> [Exercise task]:
Extract the lines of the material below, beginning with the first and ending with the line that holds "(coret) at ([yshift=-2pt]core.center)". Skip every picture.

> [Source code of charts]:
_ _ _
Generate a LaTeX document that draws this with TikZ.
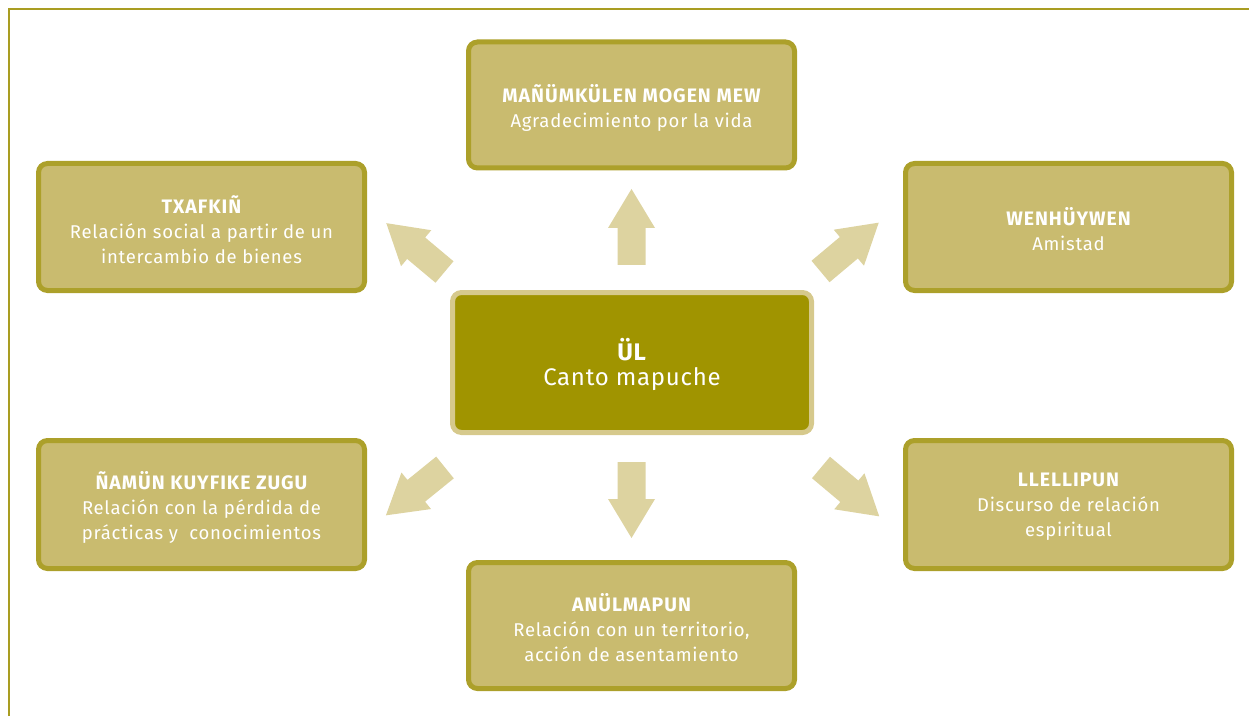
\documentclass[tikz,border=0pt]{standalone}
\usepackage{fontspec}
\setmainfont{Fira Sans}
\newfontfamily\titlefont[LetterSpace=5]{Fira Sans}
\newfontfamily\bodyfont[LetterSpace=4]{Fira Sans}
\newfontfamily\corefont[LetterSpace=3]{Fira Sans}
\newcommand{\boxtitle}[1]{{\titlefont\bfseries\fontsize{19.5}{25}\selectfont #1}}
\definecolor{boxfill}{HTML}{C9BB6F}
\definecolor{boxline}{HTML}{ACA02A}
\definecolor{corefill}{HTML}{A09400}
\definecolor{coreline}{HTML}{D6C98C}
\definecolor{arrowfill}{HTML}{DDD3A0}
\definecolor{frameline}{HTML}{A99D22}
\tikzset{
  blockarrow/.pic={\fill[arrowfill] (0,-14)--(37,-14)--(37,-23.5)--(76,0)--(37,23.5)--(37,14)--(0,14)--cycle;}
}
\begin{document}
\begin{tikzpicture}[x=1pt,y=1pt,
  sidebox/.style={draw=boxline, fill=boxfill, line width=5pt, rounded corners=9pt,
    minimum width=326pt, minimum height=126pt, inner sep=0pt},
  sidetext/.style={text=white, align=center,
    font=\bodyfont\fontsize{18.5}{25}\selectfont, inner sep=0pt},
  corebox/.style={draw=coreline, fill=corefill, line width=5pt, rounded corners=9pt,
    minimum width=359pt, minimum height=140pt, inner sep=0pt},
  coretext/.style={text=white, align=center,
    font=\corefont\fontsize{24}{25}\selectfont, inner sep=0pt},
  frame/.style={draw=frameline, line width=2pt}
]
\useasboundingbox (0,0) rectangle (1249,716);
% frame
\coordinate (fa) at (9,0);
\coordinate (fb) at (9,707);
\coordinate (fc) at (1249,707);
\draw[frame] (fa) -- (fb) -- (fc);

% center
\node[corebox] (core) at (632,353.5) {};
\node[coretext] (coret) at ([yshift=-2pt]core.center) {\textbf{ÜL}\\Canto mapuche};

% side boxes
\node[sidebox] (top) at (631.5,611) {};
\node[sidetext] (topt) at ([yshift=-2.5pt]top.center) {\boxtitle{MAÑÜMKÜLEN MOGEN MEW}\\Agradecimiento por la vida};
\node[sidebox, minimum height=127pt] (ul) at (201.5,489) {};
\node[sidetext] (ult) at ([yshift=-2.5pt]ul.center) {\boxtitle{TXAFKIÑ}\\Relación social a partir de un\\intercambio de bienes};
\node[sidebox, minimum height=127pt] (ur) at (1068.5,489) {};
\node[sidetext] (urt) at ([yshift=-2.5pt]ur.center) {\boxtitle{WENHÜYWEN}\\Amistad};
\node[sidebox, minimum height=128pt] (ll) at (201.5,211.5) {};
\node[sidetext] (llt) at ([yshift=-2.5pt]ll.center) {\boxtitle{ÑAMÜN KUYFIKE ZUGU}\\Relación con la pérdida de\\prácticas y~ conocimientos};
\node[sidebox, minimum height=128pt] (lr) at (1068.5,211.5) {};
\node[sidetext] (lrt) at ([yshift=-2.5pt]lr.center) {\boxtitle{LLELLIPUN}\\Discurso de relación\\espiritual};
\node[sidebox] (bot) at (631.5,90.5) {};
\node[sidetext] (bott) at ([yshift=-2.5pt]bot.center) {\boxtitle{ANÜLMAPUN}\\Relación con un territorio,\\acción de asentamiento};

% block arrows
\pic[rotate=90] at (631.5,451) {blockarrow};
\pic[rotate=-90] at (631.5,254) {blockarrow};
\pic[rotate=140] at (444.5,444) {blockarrow};
\pic[rotate=40] at (820.5,444.5) {blockarrow};
\pic[rotate=219] at (445,248.5) {blockarrow};
\pic[rotate=-40] at (821,248.5) {blockarrow};
\end{tikzpicture}
\end{document}
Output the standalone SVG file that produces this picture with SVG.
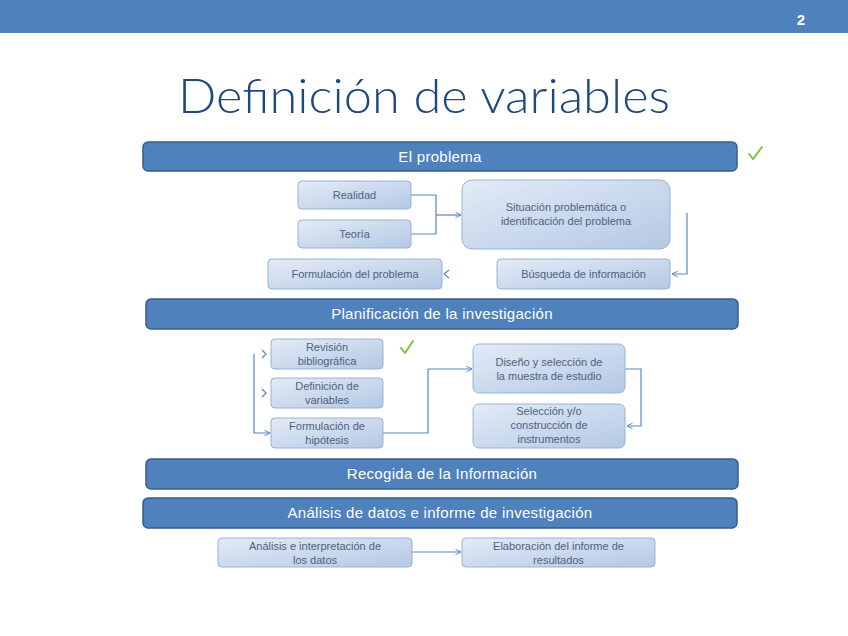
<svg xmlns="http://www.w3.org/2000/svg" width="848" height="636" viewBox="0 0 848 636">
<defs>
<linearGradient id="g" x1="0" y1="0" x2="1" y2="1">
<stop offset="0" stop-color="#E3EBF6"/>
<stop offset="1" stop-color="#B4C8E4"/>
</linearGradient>
<marker id="ar" viewBox="0 0 10 10" refX="9" refY="5" markerWidth="7" markerHeight="7" orient="auto" markerUnits="userSpaceOnUse">
<path d="M1,1 L9,5 L1,9" fill="none" stroke="#5B86C0" stroke-width="1.4"/>
</marker>
<style>
.bar{fill:#4F81BD;stroke:#385D8A;stroke-width:1.5}
.bt{font-family:"Liberation Sans",Arial,sans-serif;font-size:15px;fill:#FFFFFF;text-anchor:middle;letter-spacing:0.3px}
.nd{fill:url(#g);stroke:#95B3D7;stroke-width:1}
.nt{font-family:"Liberation Sans",Arial,sans-serif;font-size:11px;fill:#4F6180;text-anchor:middle}
.cn{fill:none;stroke:#5B86C0;stroke-width:1.2}
.ck{fill:none;stroke:#7DC243;stroke-width:2;stroke-linecap:round;stroke-linejoin:round}
</style>
</defs>
<rect x="0" y="0" width="848" height="636" fill="#FFFFFF"/>
<rect x="0" y="0" width="848" height="33" fill="#4F81BD"/>
<text x="801" y="25" font-family="Liberation Sans,Arial,sans-serif" font-size="15" font-weight="bold" fill="#FFFFFF" text-anchor="middle">2</text>
<text x="424" y="113" font-family="Lato,'Liberation Sans',Arial,sans-serif" font-weight="300" font-size="47" fill="#1F497D" text-anchor="middle" textLength="492" lengthAdjust="spacingAndGlyphs">Definición de variables</text>

<g id="connectors">
<path class="cn" d="M411,195 H436 V234 H411"/>
<path class="cn" d="M436,215 H461" marker-end="url(#ar)"/>
<path class="cn" d="M687,213 V274 H672" marker-end="url(#ar)"/>
<path class="cn" d="M449,270 L444,274 L449,278"/>
<path class="cn" d="M254,354 V433 H270" marker-end="url(#ar)"/>
<path class="cn" d="M262,350 L266,354 L262,358"/>
<path class="cn" d="M262,389 L266,393 L262,397"/>
<path class="cn" d="M383,433 H428 V369 H472" marker-end="url(#ar)"/>
<path class="cn" d="M625,369 H641 V426 H627" marker-end="url(#ar)"/>
<path class="cn" d="M412,552 H461" marker-end="url(#ar)"/>
</g>

<g id="el-problema">
<rect class="bar" x="143" y="142" width="594" height="29" rx="5"/>
<text class="bt" x="440" y="162">El problema</text>
</g>
<g id="check1"><path class="ck" d="M749,154 L753,159 L762,147"/></g>

<g id="realidad">
<rect class="nd" x="298" y="181" width="113" height="28" rx="4"/>
<text class="nt" x="354.5" y="199">Realidad</text>
</g>
<g id="teoria">
<rect class="nd" x="298" y="220" width="113" height="28" rx="4"/>
<text class="nt" x="354.5" y="238">Teoría</text>
</g>
<g id="situacion">
<rect class="nd" x="462" y="180" width="208" height="69" rx="10"/>
<text class="nt" x="566" y="211">Situación problemática o</text>
<text class="nt" x="566" y="225">identificación del problema</text>
</g>
<g id="formulacion-problema">
<rect class="nd" x="268" y="259" width="174" height="30" rx="4"/>
<text class="nt" x="355" y="278">Formulación del problema</text>
</g>
<g id="busqueda">
<rect class="nd" x="497" y="259" width="173" height="30" rx="4"/>
<text class="nt" x="583.5" y="278">Búsqueda de información</text>
</g>

<g id="planificacion">
<rect class="bar" x="146" y="299" width="592" height="30" rx="5"/>
<text class="bt" x="442" y="319">Planificación de la investigación</text>
</g>

<g id="revision">
<rect class="nd" x="271" y="339" width="112" height="30" rx="4"/>
<text class="nt" x="327" y="351">Revisión</text>
<text class="nt" x="327" y="365">bibliográfica</text>
</g>
<g id="check2"><path class="ck" d="M401,348 L405,353 L413,341"/></g>
<g id="definicion">
<rect class="nd" x="271" y="378" width="112" height="30" rx="4"/>
<text class="nt" x="327" y="390">Definición de</text>
<text class="nt" x="327" y="404">variables</text>
</g>
<g id="hipotesis">
<rect class="nd" x="271" y="418" width="112" height="30" rx="4"/>
<text class="nt" x="327" y="430">Formulación de</text>
<text class="nt" x="327" y="444">hipótesis</text>
</g>
<g id="diseno">
<rect class="nd" x="473" y="344" width="152" height="49" rx="6"/>
<text class="nt" x="549" y="366">Diseño y selección de</text>
<text class="nt" x="549" y="380">la muestra de estudio</text>
</g>
<g id="seleccion">
<rect class="nd" x="473" y="404" width="152" height="44" rx="6"/>
<text class="nt" x="549" y="415">Selección y/o</text>
<text class="nt" x="549" y="429">construcción de</text>
<text class="nt" x="549" y="443">instrumentos</text>
</g>

<g id="recogida">
<rect class="bar" x="146" y="459" width="592" height="30" rx="5"/>
<text class="bt" x="442" y="479">Recogida de la Información</text>
</g>
<g id="analisis-bar">
<rect class="bar" x="143" y="498" width="594" height="30" rx="5"/>
<text class="bt" x="440" y="518">Análisis de datos e informe de investigación</text>
</g>

<g id="analisis">
<rect class="nd" x="218" y="538" width="194" height="29" rx="4"/>
<text class="nt" x="315" y="550">Análisis e interpretación de</text>
<text class="nt" x="315" y="564">los datos</text>
</g>
<g id="elaboracion">
<rect class="nd" x="462" y="538" width="193" height="29" rx="4"/>
<text class="nt" x="558.5" y="550">Elaboración del informe de</text>
<text class="nt" x="558.5" y="564">resultados</text>
</g>
</svg>
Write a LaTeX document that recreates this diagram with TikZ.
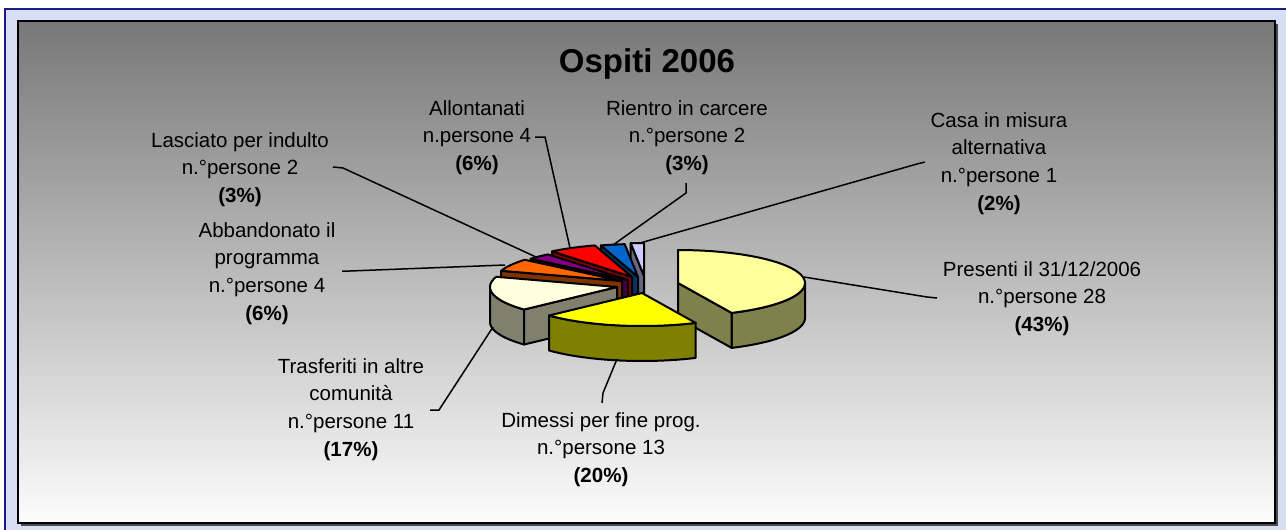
\documentclass[tikz,border=0pt]{standalone}
\usepackage{fontspec}
\setmainfont{Liberation Sans}
\definecolor{framebg}{HTML}{D8DEF3}
\definecolor{frameline}{HTML}{1A1A8C}
\definecolor{presTop}{HTML}{FFFF99}
\definecolor{presSide}{HTML}{80804C}
\definecolor{dimTop}{HTML}{FFFF00}
\definecolor{dimSide}{HTML}{808000}
\definecolor{trasTop}{HTML}{FFFFDD}
\definecolor{trasSide}{HTML}{80806E}
\definecolor{abbTop}{HTML}{FF6600}
\definecolor{abbSide}{HTML}{803300}
\definecolor{lasTop}{HTML}{800080}
\definecolor{lasSide}{HTML}{400040}
\definecolor{allTop}{HTML}{FF0000}
\definecolor{allSide}{HTML}{800000}
\definecolor{rieTop}{HTML}{0066CC}
\definecolor{rieSide}{HTML}{003366}
\definecolor{casTop}{HTML}{CCCCFF}
\definecolor{casSide}{HTML}{666680}
% pie: radii and thickness
\def\pierx{127}
\def\piery{33}
\def\pieh{35}
% #1,#2 apex, #3,#4 angles (clockwise from top), #5 top colour, #6 side colour
\newcommand{\pieslice}[6]{%
  \pgfmathsetmacro{\wa}{max(#3,90)}%
  \pgfmathsetmacro{\wb}{min(#4,270)}%
  \pgfmathtruncatemacro{\vis}{\wb>\wa ? 1 : 0}%
  \ifnum\vis=1
    \filldraw[slice edge, fill=#6] plot[domain=\wa:\wb, samples=40] ({#1+\pierx*sin(\x)},{#2-\piery*cos(\x)})
      -- plot[domain=\wb:\wa, samples=40] ({#1+\pierx*sin(\x)},{#2+\pieh-\piery*cos(\x)}) -- cycle;
  \fi
  \pgfmathtruncatemacro{\vis}{sin(#3)<-0.001 ? 1 : 0}%
  \ifnum\vis=1
    \filldraw[slice edge, fill=#6] (#1,#2) -- ({#1+\pierx*sin(#3)},{#2-\piery*cos(#3)})
      -- ++(0,\pieh) -- ({#1},{#2+\pieh}) -- cycle;
  \fi
  \pgfmathtruncatemacro{\vis}{sin(#4)>0.001 ? 1 : 0}%
  \ifnum\vis=1
    \filldraw[slice edge, fill=#6] (#1,#2) -- ({#1+\pierx*sin(#4)},{#2-\piery*cos(#4)})
      -- ++(0,\pieh) -- ({#1},{#2+\pieh}) -- cycle;
  \fi
  \filldraw[slice edge, fill=#5] (#1,#2) -- plot[domain=#3:#4, samples=40] ({#1+\pierx*sin(\x)},{#2-\piery*cos(\x)}) -- cycle;
}
\begin{document}
\begin{tikzpicture}[x=1pt, y=-1pt,
  slice edge/.style={draw=black, line width=2pt, line join=round},
  leader/.style={draw=black, line width=1.5pt},
  lbl/.style={align=center, anchor=base, inner sep=0pt, font=\fontsize{20.5}{27.8}\selectfont}]
\useasboundingbox (0,0) rectangle (1286,530);
\fill[white] (0,0) rectangle (1286,530);
\fill[framebg] (5,9) rectangle (1290,535);
\draw[frameline, line width=2pt] (5,535) -- (5,9) -- (1290,9);
% chart area
\fill[black!70] (21,24) rectangle (1278,526);
\shade[top color=black!53, bottom color=black!1] (18,21) rectangle (1275,523);
\draw[black, line width=1.5pt] (18,21) rectangle (1275,523);
\node[font=\bfseries\fontsize{33}{40}\selectfont, anchor=base] (title) at (647,72) {Ospiti 2006};
% slices, back to front
\pieslice{644}{276}{354}{360}{casTop}{casSide}
\pieslice{638}{277}{343}{354}{rieTop}{rieSide}
\pieslice{632}{277}{321}{343}{allTop}{allSide}
\pieslice{628}{280}{310}{321}{lasTop}{lasSide}
\pieslice{622}{281}{288}{310}{abbTop}{abbSide}
\pieslice{678}{283}{0}{155}{presTop}{presSide}
\pieslice{617}{287}{227}{288}{trasTop}{trasSide}
\pieslice{642}{293}{155}{227}{dimTop}{dimSide}
% labels (base = last line)
\node[lbl] (lasciato) at (240,202.6) {Lasciato per indulto\\n.°persone 2\\\textbf{(3\%)}};
\node[lbl] (abbandonato) at (267,320.4) {Abbandonato il\\programma\\n.°persone 4\\\textbf{(6\%)}};
\node[lbl] (trasferiti) at (351,456.4) {Trasferiti in altre\\comunità\\n.°persone 11\\\textbf{(17\%)}};
\node[lbl] (dimessi) at (601,482.6) {Dimessi per fine prog.\\n.°persone 13\\\textbf{(20\%)}};
\node[lbl] (presenti) at (1042,331.6) {Presenti il 31/12/2006\\n.°persone 28\\\textbf{(43\%)}};
\node[lbl] (casa) at (999,210.4) {Casa in misura\\alternativa\\n.°persone 1\\\textbf{(2\%)}};
\node[lbl] (rientro) at (687,170.6) {Rientro in carcere\\n.°persone 2\\\textbf{(3\%)}};
\node[lbl] (allontanati) at (477,170.6) {Allontanati\\n.persone 4\\\textbf{(6\%)}};
% leader lines
\coordinate (presTip) at (804,277);
\coordinate (presBend) at (927,297);
\coordinate (presEnd) at (937,298);
\coordinate (dimTip) at (617,359);
\coordinate (dimBend) at (603,393);
\coordinate (dimEnd) at (602,403);
\coordinate (trasTip) at (493,327);
\coordinate (trasBend) at (439,410);
\coordinate (trasEnd) at (430,410);
\coordinate (abbTip) at (505,265);
\coordinate (abbBend) at (350,271);
\coordinate (abbEnd) at (342,271);
\coordinate (lasTip) at (536,257);
\coordinate (lasBend) at (343,168);
\coordinate (lasEnd) at (333,167);
\coordinate (allTip) at (570,248);
\coordinate (allBend) at (545,137);
\coordinate (allEnd) at (535,137);
\coordinate (rieTip) at (613,245);
\coordinate (rieBend) at (686,193);
\coordinate (rieEnd) at (686,183);
\coordinate (casTip) at (640,243);
\coordinate (casBend) at (917,164);
\coordinate (casEnd) at (925,162);
\draw[leader] (presTip) -- (presBend) -- (presEnd);
\draw[leader] (dimTip) -- (dimBend) -- (dimEnd);
\draw[leader] (trasTip) -- (trasBend) -- (trasEnd);
\draw[leader] (abbTip) -- (abbBend) -- (abbEnd);
\draw[leader] (lasTip) -- (lasBend) -- (lasEnd);
\draw[leader] (allTip) -- (allBend) -- (allEnd);
\draw[leader] (rieTip) -- (rieBend) -- (rieEnd);
\draw[leader] (casTip) -- (casBend) -- (casEnd);
\end{tikzpicture}
\end{document}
_ _ _
> [Final result]:
Generate a LaTeX document that draws this with TikZ.
\documentclass[tikz,border=0pt]{standalone}
\usepackage{fontspec}
\setmainfont{Fira Sans}
\newfontfamily\titlefont[LetterSpace=5]{Fira Sans}
\newfontfamily\bodyfont[LetterSpace=4]{Fira Sans}
\newfontfamily\corefont[LetterSpace=3]{Fira Sans}
\newcommand{\boxtitle}[1]{{\titlefont\bfseries\fontsize{19.5}{25}\selectfont #1}}
\definecolor{boxfill}{HTML}{C9BB6F}
\definecolor{boxline}{HTML}{ACA02A}
\definecolor{corefill}{HTML}{A09400}
\definecolor{coreline}{HTML}{D6C98C}
\definecolor{arrowfill}{HTML}{DDD3A0}
\definecolor{frameline}{HTML}{A99D22}
\tikzset{
  blockarrow/.pic={\fill[arrowfill] (0,-14)--(37,-14)--(37,-23.5)--(76,0)--(37,23.5)--(37,14)--(0,14)--cycle;}
}
\begin{document}
\begin{tikzpicture}[x=1pt,y=1pt,
  sidebox/.style={draw=boxline, fill=boxfill, line width=5pt, rounded corners=9pt,
    minimum width=326pt, minimum height=126pt, inner sep=0pt},
  sidetext/.style={text=white, align=center,
    font=\bodyfont\fontsize{18.5}{25}\selectfont, inner sep=0pt},
  corebox/.style={draw=coreline, fill=corefill, line width=5pt, rounded corners=9pt,
    minimum width=359pt, minimum height=140pt, inner sep=0pt},
  coretext/.style={text=white, align=center,
    font=\corefont\fontsize{24}{25}\selectfont, inner sep=0pt},
  frame/.style={draw=frameline, line width=2pt}
]
\useasboundingbox (0,0) rectangle (1249,716);
% frame
\coordinate (fa) at (9,0);
\coordinate (fb) at (9,707);
\coordinate (fc) at (1249,707);
\draw[frame] (fa) -- (fb) -- (fc);

% center
\node[corebox] (core) at (632,353.5) {};
\node[coretext] (coret) at ([yshift=-2pt]core.center) {\textbf{ÜL}\\Canto mapuche};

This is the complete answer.